Are we talking? Are we listening? Are we SAP listening to others talking?

Recent Stats And Some Challenges As We Grow in Size

There are challenges we've faced over the last decade engaging with this community where there are now over 2.5 million unique visitors (potential voices) monthly and cumulatively over a decade of existence more than a quarter million contributors (active contributing voices).

We've grown from 3 moderators (guides) to over 350 moderator/facilitators.

The content stats these moderators govern look like this:

  • Over 500 topic spaces
  • Over 15,000 discussion threads (forum questions) generated monthly
  • Over 1200 blogs generated monthly

Not every contributor here is a learner or instructor. Some contributors are indeed more marketer than listener and some members are more consumers than contributors. Not all the spaces and generated content here constitute an opportunity for learning.   Not all content has intrinsic value for participants.

But I believe that the basic premise of the website is still this: most people on the website (from over 200 countries) come together here to share experience, solutions to problems, learning outcomes and to grow their personal knowledge and expertise.

Challenges In The Social Context

This is, from my perspective, a social, learning network.

Some of the community network challenges I have heard in this social, learning context are:

  • How to make new members feel welcome?
  • How to engage with people in a personal way?
  • How to enable real community collaboration which is an un-brokered peer dialogue?
  • How to foster authenticity?
  • How to address poor or undesirable behaviors?
  • How to ensure the creation of quality content?
  • How to be heard?

Attempts To Meet Those Social Learning Challenges

Some of our experiments have included:

  • Blog it Forward: a pass the baton technique where someone answers a set of personal/engaging/professional questions and invites (by name) others to participate in blogging it forward. This has helped engage newbies, given a "human" face to participants, and uncovered helpful areas of expertise that those who write about themselves share with others.

  • Member of the Month: highlighting leading practices and practitioners of good moderation and participation techniques

  • Missions and Badges: Rewarding and reinforcing good behaviors, acknowledging tasks completed (such as reading the Guidelines for Participation or Rules of Engagement, commenting on and acknowledging the work of others, answering questions to the satisfaction of other participants).

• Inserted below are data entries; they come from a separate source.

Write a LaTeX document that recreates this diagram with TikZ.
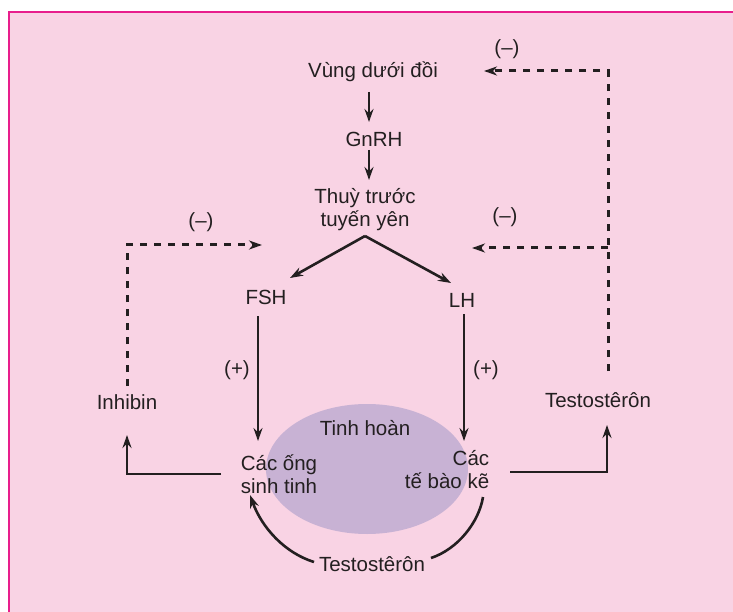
\documentclass[tikz,border=0pt]{standalone}
\usepackage{fontspec}
\setmainfont{Liberation Sans}
\usetikzlibrary{shapes.geometric, arrows.meta, positioning, calc}
\definecolor{bgpink}{RGB}{249,211,228}
\definecolor{framemagenta}{RGB}{232,30,140}
\definecolor{testispurple}{RGB}{200,178,212}
\definecolor{inkgray}{RGB}{35,31,32}

\begin{document}
\begin{tikzpicture}[
    x=1pt, y=-1pt,
    lbl/.style={font=\fontsize{20.5}{23}\selectfont, text=inkgray, inner sep=1pt, align=center},
    sign/.style={font=\fontsize{20.5}{23}\selectfont, text=inkgray, inner sep=1pt},
    arr/.style={-{Stealth[length=13pt, width=9pt]}, line width=2.6pt, draw=inkgray},
    fb/.style={-{Stealth[length=13pt, width=9pt, inset=4pt]}, line width=3pt, draw=inkgray, dash pattern=on 7pt off 7pt},
    curve/.style={line width=2.6pt, draw=inkgray},
]
% page and frame
\useasboundingbox (0,0) rectangle (733,612);
\fill[bgpink] (9,12) rectangle (733,612);
\draw[framemagenta, line width=1.5pt] (733,12) -- (9,12) -- (9,612);

% testis
\node[ellipse, fill=testispurple, minimum width=202pt, minimum height=130pt, inner sep=0pt] (testis) at (367,469) {};

% labels
\node[lbl] (hypo) at (373,72) {Vùng dưới đồi};
\node[lbl] (gnrh) at (374,139) {GnRH};
\node[lbl] (pit) at (365,210) {Thuỳ trước\\tuyến yên};
\node[lbl] (fsh) at (266,297) {FSH};
\node[lbl] (lh) at (462,300) {LH};
\node[lbl] (tinh) at (365,428) {Tinh hoàn};
\node[lbl, align=left] (tubules) at (279,474) {Các ống\\sinh tinh};
\node[lbl, align=right] (leydig) at (447,470) {Các\\tế bào kẽ};
\node[lbl] (inhibin) at (127,402) {Inhibin};
\node[lbl] (testoR) at (598,400) {Testostêrôn};
\node[lbl] (testoB) at (372,564) {Testostêrôn};

% signs
\node[sign] (negtop) at (507,49) {(–)};
\node[sign] (negmid) at (505,217) {(–)};
\node[sign] (negleft) at (201,222) {(–)};
\node[sign] (posleft) at (237,370) {(+)};
\node[sign] (posright) at (486,370) {(+)};

% main axis
\draw[arr] ($(hypo)+(-4,20)$) -- ($(gnrh)+(-5,-17)$);
\draw[arr] ($(gnrh)+(-5,11)$) -- ($(pit)+(4,-30)$);
\draw[arr] ($(pit)+(0,26)$) -- ($(fsh)+(24,-19)$);
\draw[arr] ($(pit)+(0,26)$) -- ($(lh)+(-11,-17)$);
\draw[arr] ($(fsh)+(-8,19)$) -- ($(tubules)+(-21,-33)$);
\draw[arr] ($(lh)+(2,14)$) -- ($(leydig)+(17,-29)$);

% outputs of the testis
\draw[arr] ($(tubules)+(-58,0)$) -| ($(inhibin)+(0,33)$);
\draw[arr] ($(leydig)+(63,2)$) -| ($(testoR)+(9,25)$);
\draw[curve] ($(leydig)+(36,27)$) .. controls (479,522) and (458,549) .. ($(testoB)+(59,-6)$);
\draw[curve, -{Stealth[length=13pt, width=9pt]}] ($(testoB)+(-58,-2)$) .. controls (285,553) and (262,528) .. ($(tubules)+(-29,21)$);

% negative feedback
\coordinate (branch) at ($(testoR)+(10,-152)$);
\draw[fb] ($(testoR)+(10,-29)$) |- ($(hypo)+(111,-1)$);
\draw[fb] (branch) -- ($(pit)+(107,38)$);
\draw[fb] ($(inhibin)+(0,-16)$) |- ($(pit)+(-103,35)$);
\end{tikzpicture}
\end{document}
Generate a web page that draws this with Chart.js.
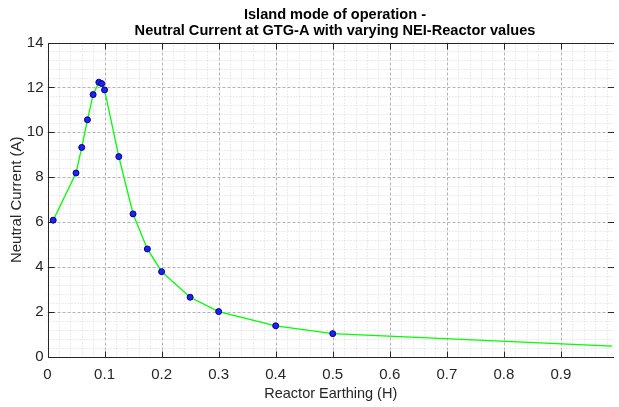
<!DOCTYPE html>
<html><head><meta charset="utf-8">
<script src="https://cdn.jsdelivr.net/npm/chart.js@4/dist/chart.umd.min.js"></script>
<style>html,body{margin:0;padding:0;background:#fff;overflow:hidden}#wrap{width:619px;height:407px;position:relative}</style>
</head><body><div id="wrap"><canvas id="c" width="619" height="407"></canvas></div>
<script>
// ---- data ----
const titleLines = ["Island mode of operation -", "Neutral Current at GTG-A with varying NEI-Reactor values"];
const xAxisTitle = "Reactor Earthing (H)";
const yAxisTitle = "Neutral Current (A)";
const xTicks = [0, 0.1, 0.2, 0.3, 0.4, 0.5, 0.6, 0.7, 0.8, 0.9];
const yTicks = [0, 2, 4, 6, 8, 10, 12, 14];
const reactorH = [0.01, 0.05, 0.06, 0.07, 0.08, 0.09, 0.095, 0.1, 0.125, 0.15, 0.175, 0.2, 0.25, 0.3, 0.4, 0.5];
const neutralA = [6.09, 8.19, 9.33, 10.56, 11.68, 12.23, 12.17, 11.89, 8.92, 6.37, 4.81, 3.80, 2.66, 2.02, 1.39, 1.04];
const tailH = [0.99];
const tailA = [0.48];
const xMax = 0.993;
const yMax = 14;

const markerPts = reactorH.map((h, i) => ({x: h, y: neutralA[i]}));
const linePts = markerPts.concat(tailH.map((h, i) => ({x: h, y: tailA[i]})));

const AX = '#262626';
const framePlugin = {
  id: 'frame',
  beforeDatasetsDraw(chart) {
    const {ctx, chartArea: a, scales: {x, y}} = chart;
    ctx.save();
    ctx.lineWidth = 1;
    const vline = (v, y0, y1) => { const p = Math.round(x.getPixelForValue(v)) + 0.5; ctx.beginPath(); ctx.moveTo(p, y0); ctx.lineTo(p, y1); ctx.stroke(); return p; };
    const hline = (v, x0, x1) => { const p = Math.round(y.getPixelForValue(v)) + 0.5; ctx.beginPath(); ctx.moveTo(x0, p); ctx.lineTo(x1, p); ctx.stroke(); return p; };
    // minor grid
    ctx.strokeStyle = '#d9d9d9'; ctx.setLineDash([1, 2]);
    for (let i = 1; i * 0.02 < xMax; i++) { if (i % 5) vline(i * 0.02, a.top, a.bottom); }
    for (let i = 1; i * 0.4 < yMax; i++) { if (i % 5) hline(i * 0.4, a.left, a.right); }
    // major grid
    ctx.strokeStyle = '#b3b3b3'; ctx.setLineDash([3, 2]);
    xTicks.forEach(v => { if (v > 0) vline(v, a.top, a.bottom); });
    yTicks.forEach(v => { if (v > 0 && v < yMax) hline(v, a.left, a.right); });
    // box
    ctx.setLineDash([]); ctx.strokeStyle = AX;
    const L = Math.round(a.left) + 0.5, B = Math.round(a.bottom) + 0.5, T = Math.round(a.top) + 0.5, R = a.right;
    ctx.beginPath(); ctx.moveTo(L, T); ctx.lineTo(R, T); ctx.moveTo(L, T); ctx.lineTo(L, B); ctx.lineTo(R, B); ctx.stroke();
    // inward ticks
    const tl = 6;
    xTicks.forEach(v => { vline(v, B, B - tl); vline(v, T, T + tl); });
    yTicks.forEach(v => { hline(v, L, L + tl); hline(v, R, R - tl); });
    ctx.restore();
  },
  afterDraw(chart) {
    const {ctx} = chart;
    ctx.save();
    ctx.fillStyle = '#000';
    ctx.font = 'bold 15.5px "Liberation Sans", Arial, sans-serif';
    ctx.textAlign = 'center';
    ctx.textBaseline = 'alphabetic';
    const baselines = [18.5, 35];
    titleLines.forEach((t, i) => {
      ctx.save();
      ctx.translate(335, baselines[i]);
      ctx.scale(0.94, 1);
      ctx.fillText(t, 0, 0);
      ctx.restore();
    });
    ctx.restore();
  }
};

new Chart(document.getElementById('c'), {
  type: 'scatter',
  data: {
    datasets: [
      {
        label: 'markers',
        data: markerPts,
        showLine: false,
        pointRadius: 3,
        pointBackgroundColor: '#2020ff',
        pointBorderColor: '#00007a',
        pointBorderWidth: 1
      },
      {
        label: 'line',
        data: linePts,
        showLine: true,
        borderColor: '#00ff00',
        borderWidth: 1.3,
        pointRadius: 0,
        tension: 0
      }
    ]
  },
  options: {
    responsive: false,
    animation: false,
    devicePixelRatio: 1,
    events: [],
    layout: {padding: {top: 42.5, right: 0, left: 0, bottom: 0}},
    plugins: {legend: {display: false}, tooltip: {enabled: false}, title: {display: false}},
    scales: {
      x: {
        type: 'linear', min: 0, max: xMax,
        afterFit(s) { s.height = 50; },
        afterBuildTicks(s) { s.ticks = xTicks.map(v => ({value: v})); },
        grid: {display: false, drawTicks: false},
        border: {display: false},
        ticks: {color: AX, font: {family: '"Liberation Sans", Arial, sans-serif', size: 15}, padding: 9, maxRotation: 0, autoSkip: false,
                callback: v => String(v)},
        title: {display: true, text: xAxisTitle, color: AX, font: {family: '"Liberation Sans", Arial, sans-serif', size: 14.5}, padding: {top: 0, bottom: 4}}
      },
      y: {
        type: 'linear', min: 0, max: yMax,
        afterFit(s) { s.width = 47.5; },
        afterBuildTicks(s) { s.ticks = yTicks.map(v => ({value: v})); },
        grid: {display: false, drawTicks: false},
        border: {display: false},
        ticks: {color: AX, font: {family: '"Liberation Sans", Arial, sans-serif', size: 15}, padding: 4, autoSkip: false,
                callback: v => String(v)},
        title: {display: true, text: yAxisTitle, color: AX, font: {family: '"Liberation Sans", Arial, sans-serif', size: 15}, padding: {top: 7.5, bottom: 0}}
      }
    }
  },
  plugins: [framePlugin]
});
</script></body></html>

  • Coffee Corner   Providing a Place to Rant (and listening carefully to the rants): A forum called the Coffee Corner became a place where people can discuss "frivolous" and also meaningful things that are beyond the scope of the learning environment, yet might also give many insights and provide opportunities for improvement of the environment    

Unresolved Challenges

Some of the challenges as yet unresolved (or in progress to resolve):

  • Domineering participants
  • Bullying behavior
  • Shaming
  • Lack of cultural sensitivity
  • Lack of inclusive language and behavior
  • Lack of consistent quality
  • Vigilante activity
  • Authentication of originality of work
  • Speaking without listening


Proposed Resolutions or How Do We Maintain a Learning Community?

fred.verheul raised quality of content issues, sensitivity to the marketing content and touched on many of the core challenges in his post:

What kind of blog posts do we want on SCN?

I'd like to gauge further:

  • How interested are you in maintaining a Learning Community?
  • How do we create a sense of "ownership" and self-governance while balancing structure, form and guidance?
  • What makes this a Learning Community rather than a Marketing Community?
  • How do we access the quality of the learning that potentially happens here?

In the spirit of listening, I’d like to stop talking now and hear what you have to say instead.